À contre-courant du productivisme et du consumérisme et s’opposant au prêt-à-jeter qui les caractérise, la permaculture propose une approche différente, proche de la simplicité volontaire et de la décroissance. Certes, il n’est jamais facile d’amener une nouvelle vision du monde quand elle oblige à changer des comportements et des attitudes et qu’elle demande du temps. Pourtant, l’application des principes de la permaculture à la société humaine dans son ensemble nous serait largement bénéfique. Pensons à la valorisation de la diversité, à la créativité encouragée, à l’intégration des éléments au lieu de leur séparation. Plusieurs organismes communautaires travaillent déjà à valoriser cette vision alternative et à trouver patiemment des solutions à petite échelle. Il nous reste maintenant à interconnecter tous ces aspects afin d’en dégager une vision englobante de l’être humain et de la nature, cruellement absente actuellement.
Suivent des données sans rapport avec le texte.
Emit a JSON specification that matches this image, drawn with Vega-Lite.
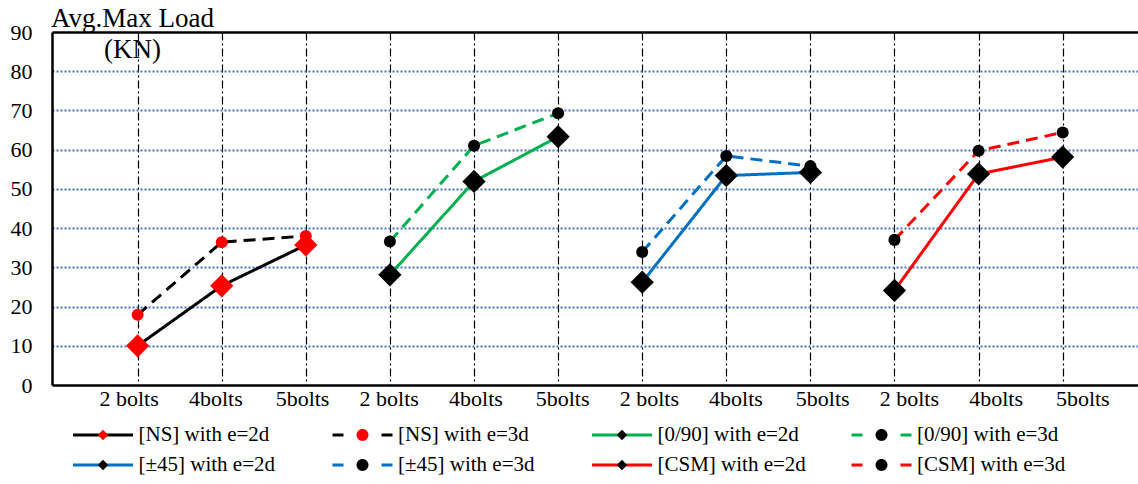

La permaculture nous invite à vivre de façon éthiquement responsable, à agir ensemble dans notre milieu pour le rendre durable, inclusif et inspirant. Dans nos sociétés de surconsommation affectées par le dérèglement climatique et l’épuisement des ressources naturelles, ce n’est rien de moins qu’un appel à une révolution culturelle!


[1] Voir Iseult Séguin-Aubé, « Le mouvement des Villes en transition », Relations, no 741, juin 2010.